Rotten Tomatoes is positioning the changes as “fan” oriented, saying that the site’s goal is to “deliver a best-in-class destination for fans to share their opinions of movies and TV Shows, while connecting with other fans in a thoughtful community of pop culture lovers.”

Rotten Tomatoes has built its fame on its “Tomatometer” scores, which are based on an aggregation of verified film critic reviews, and determine whether a film is certified “fresh” or the dreaded “rotten.” Audience review scores, based on user-submitted reviews and ratings, do not determine a film’s fresh or rotten rating, but are displayed alongside its critic-derived average on Rotten Tomatoes.

And in the past couple of years, Rotten Tomatoes’ audience review scores have frequently made news for being the opposite of a thoughtful conversation. The site’s audience scores have been high-profile targets of review-bombing campaigns, the practice of tanking the audience review score in an organized wave, usually over an ideological disagreement with the movie’s creators or its perceived content. On Rotten Tomatoes, these campaigns often begin before movies are released to theaters and before any of the participants could have seen them.

Review bombing efforts have been observed in the audience scores of Star Wars: The Last Jedi and Black Panther, and in the run up to both Captain Marvel and even Star Wars: Episode IX, which won’t be released until December 2019 and does not even have an official title yet.

Rotten Tomatoes’ first changes, implemented today, take a big swipe at review bombing, by removing the ability to review a movie before its theatrical release. Today’s complete changes, as listed in Rotten Tomatoes’ press release, follow:

Streamlined user interface that positions the Audience Score adjacent to the Tomatometer Score, which represents the collective opinions of thousands of professional critics, giving fans easy access to compare and contrast critic’s and fan’s view of movies and TV shows.

Prior to a movie’s release, fans will no longer be able to leave written comments or reviews.
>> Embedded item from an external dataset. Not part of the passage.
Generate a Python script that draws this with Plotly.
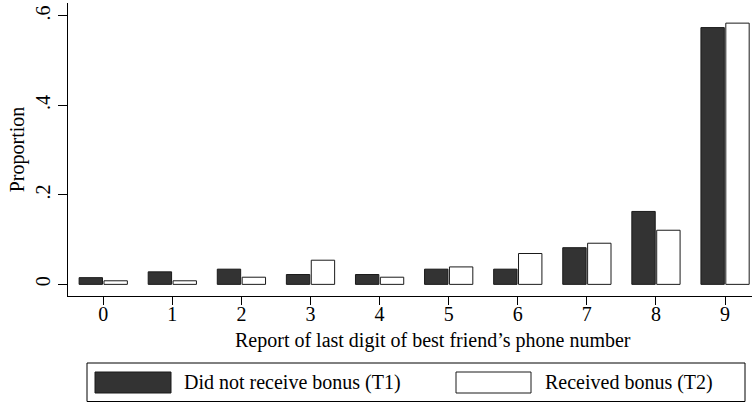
import plotly.graph_objects as go

digits = [0, 1, 2, 3, 4, 5, 6, 7, 8, 9]
t1_no_bonus = [0.015, 0.028, 0.034, 0.022, 0.022, 0.034, 0.034, 0.082, 0.163, 0.574]
t2_bonus = [0.008, 0.008, 0.016, 0.054, 0.016, 0.039, 0.069, 0.092, 0.121, 0.584]
series_names = ["Did not receive bonus (T1)", "Received bonus (T2)"]
x_title = "Report of last digit of best friend’s phone number"
y_title = "Proportion"
y_ticks = [0, 0.2, 0.4, 0.6]
y_ticktext = ["0", ".2", ".4", ".6"]

FONT = "Liberation Serif"
FS = 20
DARK = "#333333"

fig = go.Figure()
fig.add_trace(go.Bar(x=digits, y=t1_no_bonus, name=series_names[0],
                     marker=dict(color=DARK, line=dict(color="#1a1a1a", width=1))))
fig.add_trace(go.Bar(x=digits, y=t2_bonus, name=series_names[1],
                     marker=dict(color="white", line=dict(color="#1a1a1a", width=1))))

fig.update_layout(
    width=753, height=403,
    margin=dict(l=68, r=1, t=3, b=107, autoexpand=False),
    plot_bgcolor="white", paper_bgcolor="white",
    barmode="group", bargap=0.28, bargroupgap=0.06,
    showlegend=False,
    font=dict(family=FONT, size=FS, color="black"),
)
fig.update_xaxes(
    range=[-0.51, 9.39], tickmode="array", tickvals=digits,
    ticktext=[str(d) for d in digits],
    showline=True, linecolor="black", linewidth=1,
    ticks="outside", ticklen=8, tickcolor="black", tickwidth=1,
    showgrid=False, zeroline=False, automargin=False,
    tickfont=dict(family=FONT, size=FS),
    ticklabelstandoff=-8,
)
fig.update_yaxes(
    range=[-0.026, 0.629], tickmode="array", tickvals=y_ticks, ticktext=y_ticktext,
    tickangle=-90,
    showline=True, linecolor="black", linewidth=1,
    ticks="outside", ticklen=9, tickcolor="black", tickwidth=1,
    showgrid=False, zeroline=False, automargin=False,
    tickfont=dict(family=FONT, size=FS),
    title=dict(text=y_title, font=dict(family=FONT, size=FS), standoff=2),
)

# Pixel layout helpers (plot area: x 68..752, y 3..296)
def fx(px):
    return (px - 68) / 684.0

def fy(py):
    return (296 - py) / 293.0

shapes = [
    dict(type="rect", xref="paper", yref="paper",
         x0=fx(87), x1=fx(745), y0=fy(401.5), y1=fy(363),
         line=dict(color="black", width=1), fillcolor="white", layer="below"),
    dict(type="rect", xref="paper", yref="paper",
         x0=fx(95), x1=fx(171), y0=fy(393), y1=fy(372),
         line=dict(color="#1a1a1a", width=1), fillcolor=DARK),
    dict(type="rect", xref="paper", yref="paper",
         x0=fx(456), x1=fx(531), y0=fy(393), y1=fy(372),
         line=dict(color="#1a1a1a", width=1), fillcolor="white"),
]
annotations = [
    dict(xref="paper", yref="paper", x=fx(433), y=fy(340),
         text=x_title, showarrow=False, xanchor="center", yanchor="middle",
         font=dict(family=FONT, size=FS, color="black")),
    dict(xref="paper", yref="paper", x=fx(182), y=fy(382.5),
         text=series_names[0], showarrow=False, xanchor="left", yanchor="middle",
         font=dict(family=FONT, size=FS, color="black")),
    dict(xref="paper", yref="paper", x=fx(543), y=fy(382.5),
         text=series_names[1], showarrow=False, xanchor="left", yanchor="middle",
         font=dict(family=FONT, size=FS, color="black")),
]
fig.update_layout(shapes=shapes, annotations=annotations)

fig.write_html("out.html", config={"displayModeBar": False},
               post_script="document.body.style.margin='0';document.body.style.overflow='hidden';")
That functionality will be available once the movie releases into theaters.

The fan “want to see” score, which was previously represented as a percentage, will now be presented as a raw number that will be tallied in real time. This change seeks to eliminate the confusion that sometimes occurred between the “want to see” score and the “audience score” which is also represented as a percentage.

Throughout the roll out of new audience rating features, Rotten Tomatoes will call out enhancements on the site and link to a product update blog, where users can find explanations.

The review aggregator will continue to roll out more changes to the way audience reviews are handled on the site, including “verified reviews from ticket purchasers,” which would seem to imply a system by which audience reviewers are able to prove they have seen the movie in question.